Work to complete
Please print exactly the lines below, from the start of the material up to and including the line with "Arial, Helvetica, sans-serif';", but none of the pictures.

Information supplied
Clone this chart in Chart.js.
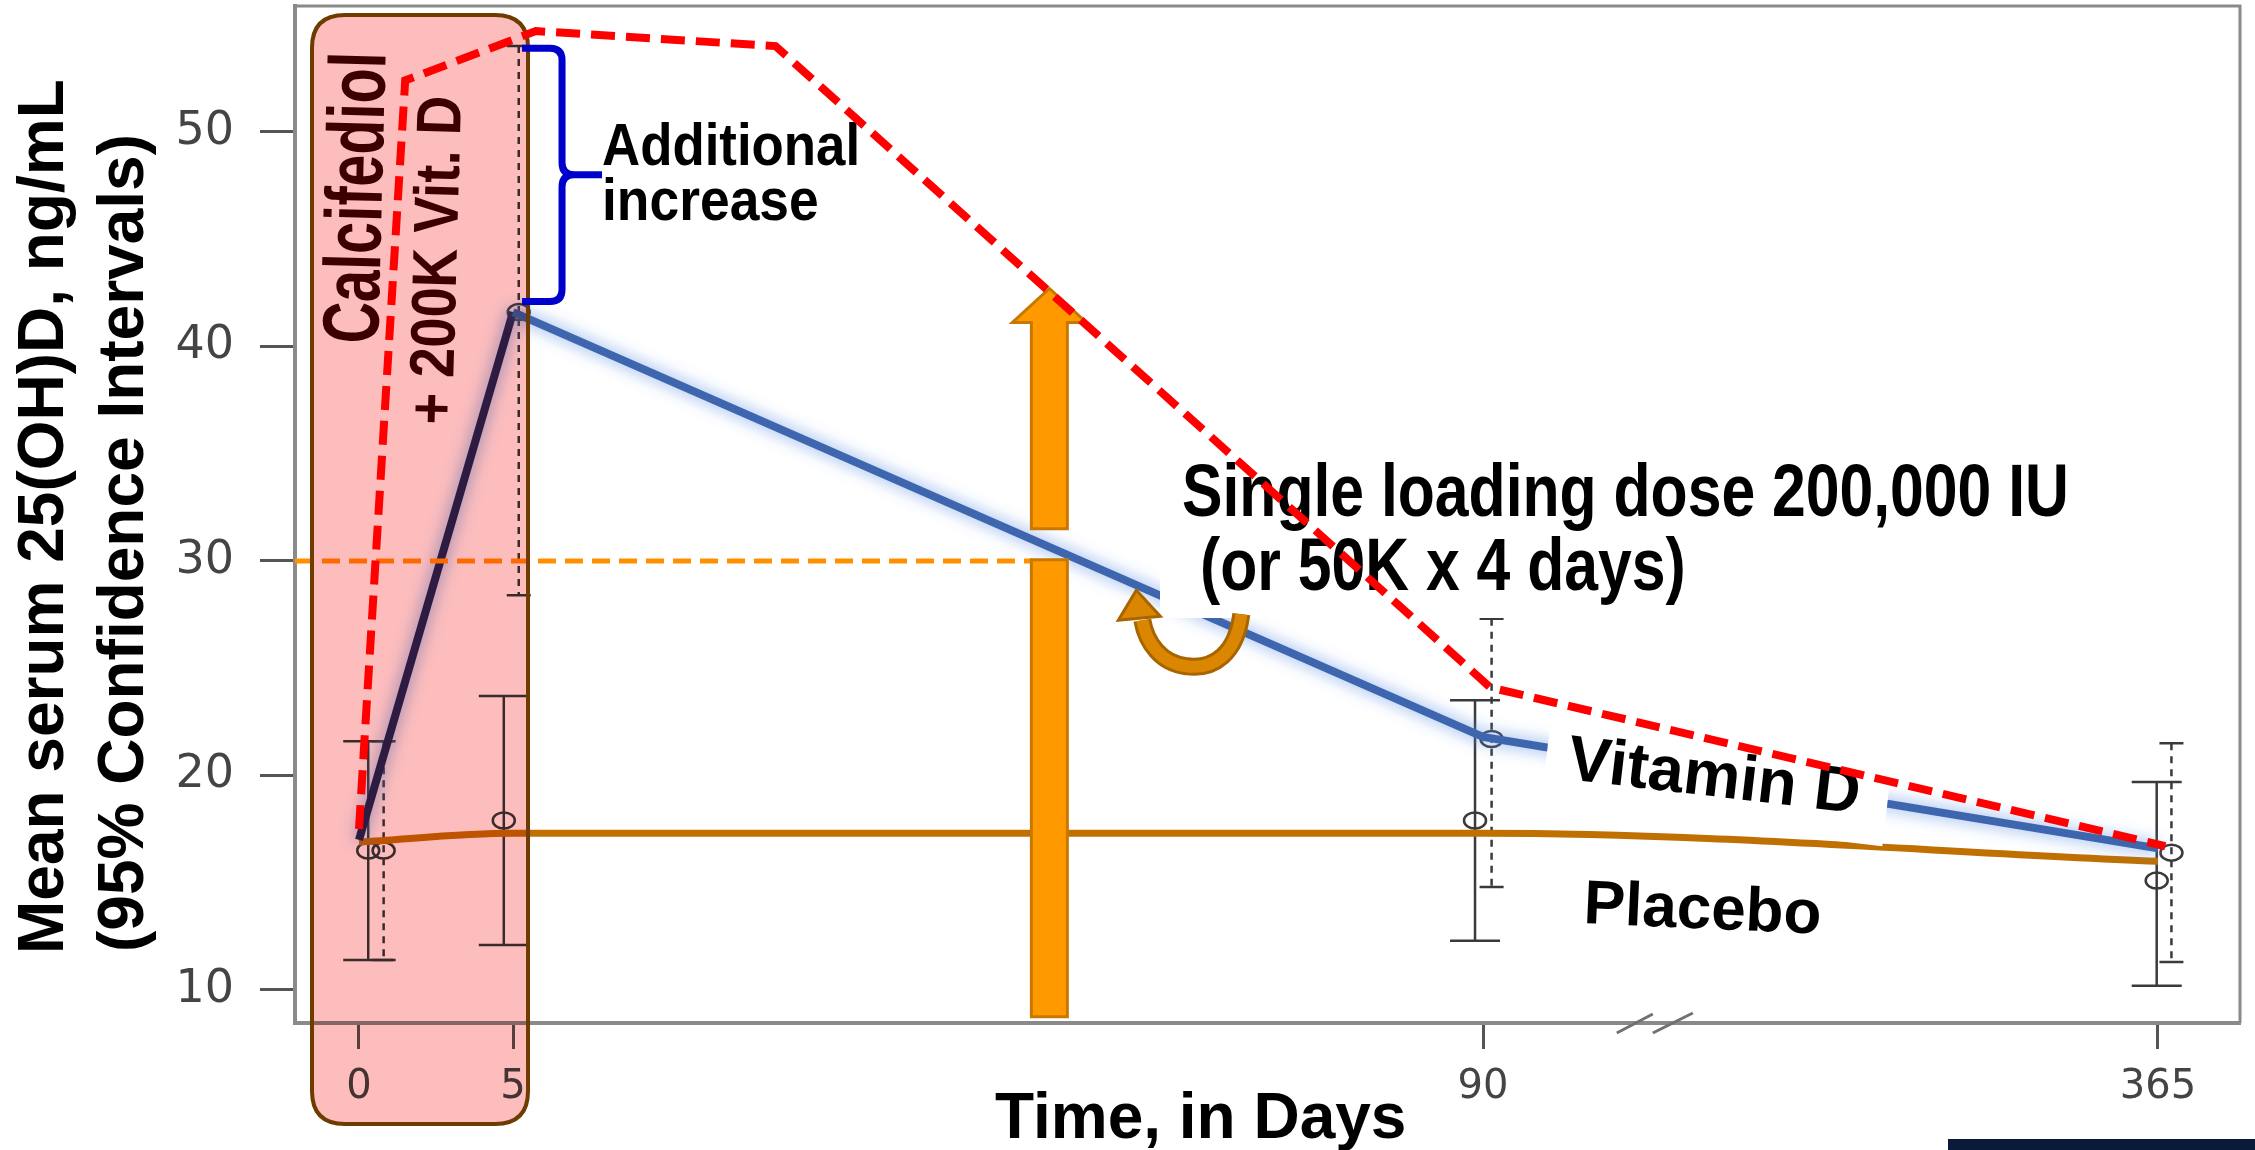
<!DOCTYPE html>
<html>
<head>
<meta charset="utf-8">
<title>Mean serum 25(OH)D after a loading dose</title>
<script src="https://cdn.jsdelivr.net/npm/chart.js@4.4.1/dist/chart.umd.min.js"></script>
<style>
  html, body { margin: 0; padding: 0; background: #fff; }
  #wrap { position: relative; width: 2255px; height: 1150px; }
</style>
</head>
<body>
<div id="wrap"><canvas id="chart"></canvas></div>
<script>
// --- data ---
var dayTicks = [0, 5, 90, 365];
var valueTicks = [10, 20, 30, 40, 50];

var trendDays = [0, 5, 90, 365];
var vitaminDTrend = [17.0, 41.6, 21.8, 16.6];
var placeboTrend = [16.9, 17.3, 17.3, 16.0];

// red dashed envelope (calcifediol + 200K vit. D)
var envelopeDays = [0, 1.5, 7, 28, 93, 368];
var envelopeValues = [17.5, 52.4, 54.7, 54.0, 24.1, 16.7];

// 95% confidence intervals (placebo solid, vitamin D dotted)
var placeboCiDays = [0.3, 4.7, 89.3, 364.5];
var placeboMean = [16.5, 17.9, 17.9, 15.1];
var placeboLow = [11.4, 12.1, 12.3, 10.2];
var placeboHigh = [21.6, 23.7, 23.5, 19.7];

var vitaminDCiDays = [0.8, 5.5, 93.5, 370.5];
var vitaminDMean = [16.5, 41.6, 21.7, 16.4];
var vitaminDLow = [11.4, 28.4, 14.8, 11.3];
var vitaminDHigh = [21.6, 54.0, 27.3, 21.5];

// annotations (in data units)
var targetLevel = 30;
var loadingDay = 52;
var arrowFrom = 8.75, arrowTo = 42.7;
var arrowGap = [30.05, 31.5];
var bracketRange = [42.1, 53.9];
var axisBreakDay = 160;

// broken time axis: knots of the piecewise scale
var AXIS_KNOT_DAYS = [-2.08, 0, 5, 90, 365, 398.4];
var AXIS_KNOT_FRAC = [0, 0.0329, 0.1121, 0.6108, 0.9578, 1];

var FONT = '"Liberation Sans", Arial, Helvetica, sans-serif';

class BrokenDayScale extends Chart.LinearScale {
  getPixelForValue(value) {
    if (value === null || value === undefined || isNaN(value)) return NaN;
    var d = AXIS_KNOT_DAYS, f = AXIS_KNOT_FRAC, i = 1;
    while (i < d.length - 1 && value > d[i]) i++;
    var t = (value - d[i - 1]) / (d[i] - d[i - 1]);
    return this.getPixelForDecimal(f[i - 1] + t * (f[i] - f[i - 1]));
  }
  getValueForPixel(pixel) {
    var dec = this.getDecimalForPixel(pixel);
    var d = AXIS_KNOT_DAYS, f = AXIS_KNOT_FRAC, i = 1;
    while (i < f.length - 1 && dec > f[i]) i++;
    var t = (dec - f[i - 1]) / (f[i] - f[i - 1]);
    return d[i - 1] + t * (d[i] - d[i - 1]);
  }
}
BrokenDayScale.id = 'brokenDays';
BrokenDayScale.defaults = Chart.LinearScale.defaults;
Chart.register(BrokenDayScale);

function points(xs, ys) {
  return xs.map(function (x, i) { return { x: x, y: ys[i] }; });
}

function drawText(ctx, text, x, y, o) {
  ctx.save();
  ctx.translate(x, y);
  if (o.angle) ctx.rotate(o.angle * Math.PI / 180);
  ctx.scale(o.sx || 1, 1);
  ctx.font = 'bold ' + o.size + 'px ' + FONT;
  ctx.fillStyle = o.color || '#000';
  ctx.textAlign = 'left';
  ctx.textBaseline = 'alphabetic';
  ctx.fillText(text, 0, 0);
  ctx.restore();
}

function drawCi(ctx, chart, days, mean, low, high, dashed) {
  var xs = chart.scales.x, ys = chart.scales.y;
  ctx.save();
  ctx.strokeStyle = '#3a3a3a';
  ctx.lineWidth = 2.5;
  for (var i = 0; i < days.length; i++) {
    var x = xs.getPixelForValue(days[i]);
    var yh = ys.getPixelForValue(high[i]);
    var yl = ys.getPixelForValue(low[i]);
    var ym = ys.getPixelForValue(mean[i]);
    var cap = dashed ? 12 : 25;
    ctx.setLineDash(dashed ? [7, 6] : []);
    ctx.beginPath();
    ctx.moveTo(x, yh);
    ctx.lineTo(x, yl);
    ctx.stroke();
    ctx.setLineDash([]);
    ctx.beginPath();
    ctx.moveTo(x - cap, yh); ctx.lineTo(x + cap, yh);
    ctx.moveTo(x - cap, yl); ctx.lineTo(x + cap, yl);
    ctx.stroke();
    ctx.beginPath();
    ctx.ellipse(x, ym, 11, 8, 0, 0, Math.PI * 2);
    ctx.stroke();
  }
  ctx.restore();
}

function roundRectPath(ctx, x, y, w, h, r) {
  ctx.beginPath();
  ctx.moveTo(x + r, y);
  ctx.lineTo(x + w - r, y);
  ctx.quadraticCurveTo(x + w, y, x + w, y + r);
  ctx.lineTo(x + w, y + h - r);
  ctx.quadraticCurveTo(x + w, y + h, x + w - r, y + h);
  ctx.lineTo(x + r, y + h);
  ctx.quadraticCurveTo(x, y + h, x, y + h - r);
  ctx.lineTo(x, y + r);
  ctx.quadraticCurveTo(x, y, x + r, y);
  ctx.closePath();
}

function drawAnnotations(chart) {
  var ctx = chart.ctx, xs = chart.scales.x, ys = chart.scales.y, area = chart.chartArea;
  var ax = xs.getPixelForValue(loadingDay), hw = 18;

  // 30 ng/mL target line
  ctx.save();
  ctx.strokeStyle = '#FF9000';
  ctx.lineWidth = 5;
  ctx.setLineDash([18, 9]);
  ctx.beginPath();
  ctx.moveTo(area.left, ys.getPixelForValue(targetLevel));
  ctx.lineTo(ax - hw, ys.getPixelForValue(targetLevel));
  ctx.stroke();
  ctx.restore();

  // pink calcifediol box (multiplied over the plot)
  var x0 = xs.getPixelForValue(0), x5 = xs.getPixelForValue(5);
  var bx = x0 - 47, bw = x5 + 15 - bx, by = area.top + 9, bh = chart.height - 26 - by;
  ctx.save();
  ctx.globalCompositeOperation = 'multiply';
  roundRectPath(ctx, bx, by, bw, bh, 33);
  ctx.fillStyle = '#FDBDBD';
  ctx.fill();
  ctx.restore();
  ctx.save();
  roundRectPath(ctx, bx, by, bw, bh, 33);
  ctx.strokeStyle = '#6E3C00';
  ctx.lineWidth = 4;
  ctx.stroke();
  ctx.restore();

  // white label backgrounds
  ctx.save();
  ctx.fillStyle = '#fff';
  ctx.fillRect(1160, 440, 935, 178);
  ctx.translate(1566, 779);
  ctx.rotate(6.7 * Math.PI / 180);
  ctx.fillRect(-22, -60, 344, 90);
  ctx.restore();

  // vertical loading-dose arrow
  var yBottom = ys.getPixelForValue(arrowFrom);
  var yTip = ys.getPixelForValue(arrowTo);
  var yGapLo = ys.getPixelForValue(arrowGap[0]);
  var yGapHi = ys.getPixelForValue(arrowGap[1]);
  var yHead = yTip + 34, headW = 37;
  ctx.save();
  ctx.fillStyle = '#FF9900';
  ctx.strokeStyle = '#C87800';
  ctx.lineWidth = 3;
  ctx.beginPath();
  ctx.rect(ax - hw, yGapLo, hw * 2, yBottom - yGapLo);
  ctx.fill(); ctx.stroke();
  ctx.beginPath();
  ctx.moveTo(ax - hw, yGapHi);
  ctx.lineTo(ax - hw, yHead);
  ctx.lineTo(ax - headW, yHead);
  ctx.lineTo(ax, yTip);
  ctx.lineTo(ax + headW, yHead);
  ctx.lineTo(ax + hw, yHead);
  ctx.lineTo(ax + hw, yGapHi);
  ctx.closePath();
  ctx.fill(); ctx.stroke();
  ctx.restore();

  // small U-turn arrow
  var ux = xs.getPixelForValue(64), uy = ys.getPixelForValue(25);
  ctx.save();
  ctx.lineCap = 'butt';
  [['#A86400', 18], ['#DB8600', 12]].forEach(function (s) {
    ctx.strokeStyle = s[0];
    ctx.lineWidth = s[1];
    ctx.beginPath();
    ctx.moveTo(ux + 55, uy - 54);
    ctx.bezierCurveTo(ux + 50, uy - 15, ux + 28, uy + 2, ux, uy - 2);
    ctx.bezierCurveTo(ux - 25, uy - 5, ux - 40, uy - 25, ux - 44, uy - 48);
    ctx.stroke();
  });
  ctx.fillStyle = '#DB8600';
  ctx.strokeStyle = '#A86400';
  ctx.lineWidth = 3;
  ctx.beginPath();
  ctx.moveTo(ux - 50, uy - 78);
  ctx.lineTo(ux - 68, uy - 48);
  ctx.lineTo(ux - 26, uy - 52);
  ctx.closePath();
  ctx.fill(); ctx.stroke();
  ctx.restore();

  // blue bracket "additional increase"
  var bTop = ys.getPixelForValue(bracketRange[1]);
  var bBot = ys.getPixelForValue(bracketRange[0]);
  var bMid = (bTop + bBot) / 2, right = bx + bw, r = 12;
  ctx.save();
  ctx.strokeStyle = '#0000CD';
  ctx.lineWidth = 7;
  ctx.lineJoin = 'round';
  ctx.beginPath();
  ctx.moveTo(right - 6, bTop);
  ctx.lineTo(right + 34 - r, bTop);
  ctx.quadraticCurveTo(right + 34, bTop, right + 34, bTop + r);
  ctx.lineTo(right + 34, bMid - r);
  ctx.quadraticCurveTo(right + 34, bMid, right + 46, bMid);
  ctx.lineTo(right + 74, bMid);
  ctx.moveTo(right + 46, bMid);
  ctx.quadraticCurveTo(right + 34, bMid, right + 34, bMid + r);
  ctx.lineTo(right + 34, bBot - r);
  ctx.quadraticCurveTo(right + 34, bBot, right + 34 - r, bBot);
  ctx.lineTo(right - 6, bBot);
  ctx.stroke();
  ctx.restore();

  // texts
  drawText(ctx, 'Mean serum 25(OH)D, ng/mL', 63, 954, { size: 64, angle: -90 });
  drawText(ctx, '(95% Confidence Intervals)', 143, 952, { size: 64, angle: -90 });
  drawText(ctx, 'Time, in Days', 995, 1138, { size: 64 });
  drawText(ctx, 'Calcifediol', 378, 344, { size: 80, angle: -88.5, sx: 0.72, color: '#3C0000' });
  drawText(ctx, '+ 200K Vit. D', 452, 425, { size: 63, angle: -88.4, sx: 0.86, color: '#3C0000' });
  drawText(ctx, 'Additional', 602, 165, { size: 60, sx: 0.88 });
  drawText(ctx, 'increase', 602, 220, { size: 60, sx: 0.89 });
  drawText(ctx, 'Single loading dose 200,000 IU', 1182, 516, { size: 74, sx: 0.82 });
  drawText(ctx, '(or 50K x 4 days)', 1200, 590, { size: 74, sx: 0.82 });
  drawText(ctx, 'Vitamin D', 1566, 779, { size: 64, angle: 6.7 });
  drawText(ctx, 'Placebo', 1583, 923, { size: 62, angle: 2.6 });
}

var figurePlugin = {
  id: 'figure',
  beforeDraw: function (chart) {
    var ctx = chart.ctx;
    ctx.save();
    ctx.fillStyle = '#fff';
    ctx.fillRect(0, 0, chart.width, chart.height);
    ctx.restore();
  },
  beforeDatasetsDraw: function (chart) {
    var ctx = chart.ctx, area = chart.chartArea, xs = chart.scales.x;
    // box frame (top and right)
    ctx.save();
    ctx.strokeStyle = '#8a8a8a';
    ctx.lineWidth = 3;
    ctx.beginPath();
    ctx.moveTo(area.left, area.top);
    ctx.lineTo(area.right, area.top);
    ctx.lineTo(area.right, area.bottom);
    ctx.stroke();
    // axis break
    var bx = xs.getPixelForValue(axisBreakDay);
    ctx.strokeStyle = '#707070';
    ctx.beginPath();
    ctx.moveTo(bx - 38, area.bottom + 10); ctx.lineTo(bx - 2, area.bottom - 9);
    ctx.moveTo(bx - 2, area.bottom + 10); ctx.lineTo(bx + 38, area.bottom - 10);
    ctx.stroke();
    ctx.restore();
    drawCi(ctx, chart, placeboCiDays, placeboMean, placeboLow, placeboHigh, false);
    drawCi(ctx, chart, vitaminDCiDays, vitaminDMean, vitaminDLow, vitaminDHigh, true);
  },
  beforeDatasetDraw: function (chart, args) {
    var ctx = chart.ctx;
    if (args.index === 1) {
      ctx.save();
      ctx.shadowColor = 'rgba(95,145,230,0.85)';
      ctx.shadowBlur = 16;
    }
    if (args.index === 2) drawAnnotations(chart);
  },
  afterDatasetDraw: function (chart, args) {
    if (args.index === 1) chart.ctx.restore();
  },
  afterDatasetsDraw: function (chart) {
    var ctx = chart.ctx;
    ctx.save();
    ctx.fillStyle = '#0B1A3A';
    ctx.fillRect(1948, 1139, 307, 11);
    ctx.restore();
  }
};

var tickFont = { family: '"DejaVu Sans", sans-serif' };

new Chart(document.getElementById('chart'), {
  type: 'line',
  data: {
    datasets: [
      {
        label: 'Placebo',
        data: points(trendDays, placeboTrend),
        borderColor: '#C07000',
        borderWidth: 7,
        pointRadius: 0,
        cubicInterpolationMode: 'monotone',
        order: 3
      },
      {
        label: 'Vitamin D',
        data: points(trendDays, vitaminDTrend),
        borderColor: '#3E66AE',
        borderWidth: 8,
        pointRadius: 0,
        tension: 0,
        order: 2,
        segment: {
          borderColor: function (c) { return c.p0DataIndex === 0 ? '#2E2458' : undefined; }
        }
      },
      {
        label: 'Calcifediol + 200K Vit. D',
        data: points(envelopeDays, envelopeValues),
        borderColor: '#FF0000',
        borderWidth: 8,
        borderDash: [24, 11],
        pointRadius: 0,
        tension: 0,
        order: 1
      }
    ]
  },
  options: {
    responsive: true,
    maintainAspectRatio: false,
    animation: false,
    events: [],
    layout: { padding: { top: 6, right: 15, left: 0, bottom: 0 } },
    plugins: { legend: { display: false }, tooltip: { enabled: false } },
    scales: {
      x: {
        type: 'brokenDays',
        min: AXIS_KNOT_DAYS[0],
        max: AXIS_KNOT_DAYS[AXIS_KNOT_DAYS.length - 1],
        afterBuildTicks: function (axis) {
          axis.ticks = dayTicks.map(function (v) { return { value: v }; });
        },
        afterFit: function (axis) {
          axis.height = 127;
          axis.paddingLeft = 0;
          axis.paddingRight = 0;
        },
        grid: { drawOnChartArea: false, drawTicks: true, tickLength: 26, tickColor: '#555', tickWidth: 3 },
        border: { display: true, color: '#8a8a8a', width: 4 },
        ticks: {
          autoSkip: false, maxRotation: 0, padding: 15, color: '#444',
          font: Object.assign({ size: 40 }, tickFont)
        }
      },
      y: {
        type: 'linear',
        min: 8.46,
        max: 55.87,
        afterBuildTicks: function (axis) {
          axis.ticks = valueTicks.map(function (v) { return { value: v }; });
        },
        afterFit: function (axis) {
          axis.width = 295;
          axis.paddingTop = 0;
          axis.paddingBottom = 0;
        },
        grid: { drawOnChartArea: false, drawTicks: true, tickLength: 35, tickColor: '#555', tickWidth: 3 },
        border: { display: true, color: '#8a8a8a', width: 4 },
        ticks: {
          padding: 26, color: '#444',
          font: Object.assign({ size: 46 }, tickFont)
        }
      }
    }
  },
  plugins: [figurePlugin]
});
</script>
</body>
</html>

Completed task
Clone this chart in Chart.js.
<!DOCTYPE html>
<html>
<head>
<meta charset="utf-8">
<title>Mean serum 25(OH)D after a loading dose</title>
<script src="https://cdn.jsdelivr.net/npm/chart.js@4.4.1/dist/chart.umd.min.js"></script>
<style>
  html, body { margin: 0; padding: 0; background: #fff; }
  #wrap { position: relative; width: 2255px; height: 1150px; }
</style>
</head>
<body>
<div id="wrap"><canvas id="chart"></canvas></div>
<script>
// --- data ---
var dayTicks = [0, 5, 90, 365];
var valueTicks = [10, 20, 30, 40, 50];

var trendDays = [0, 5, 90, 365];
var vitaminDTrend = [17.0, 41.6, 21.8, 16.6];
var placeboTrend = [16.9, 17.3, 17.3, 16.0];

// red dashed envelope (calcifediol + 200K vit. D)
var envelopeDays = [0, 1.5, 7, 28, 93, 368];
var envelopeValues = [17.5, 52.4, 54.7, 54.0, 24.1, 16.7];

// 95% confidence intervals (placebo solid, vitamin D dotted)
var placeboCiDays = [0.3, 4.7, 89.3, 364.5];
var placeboMean = [16.5, 17.9, 17.9, 15.1];
var placeboLow = [11.4, 12.1, 12.3, 10.2];
var placeboHigh = [21.6, 23.7, 23.5, 19.7];

var vitaminDCiDays = [0.8, 5.5, 93.5, 370.5];
var vitaminDMean = [16.5, 41.6, 21.7, 16.4];
var vitaminDLow = [11.4, 28.4, 14.8, 11.3];
var vitaminDHigh = [21.6, 54.0, 27.3, 21.5];

// annotations (in data units)
var targetLevel = 30;
var loadingDay = 52;
var arrowFrom = 8.75, arrowTo = 42.7;
var arrowGap = [30.05, 31.5];
var bracketRange = [42.1, 53.9];
var axisBreakDay = 160;

// broken time axis: knots of the piecewise scale
var AXIS_KNOT_DAYS = [-2.08, 0, 5, 90, 365, 398.4];
var AXIS_KNOT_FRAC = [0, 0.0329, 0.1121, 0.6108, 0.9578, 1];

var FONT = '"Liberation Sans", Arial, Helvetica, sans-serif';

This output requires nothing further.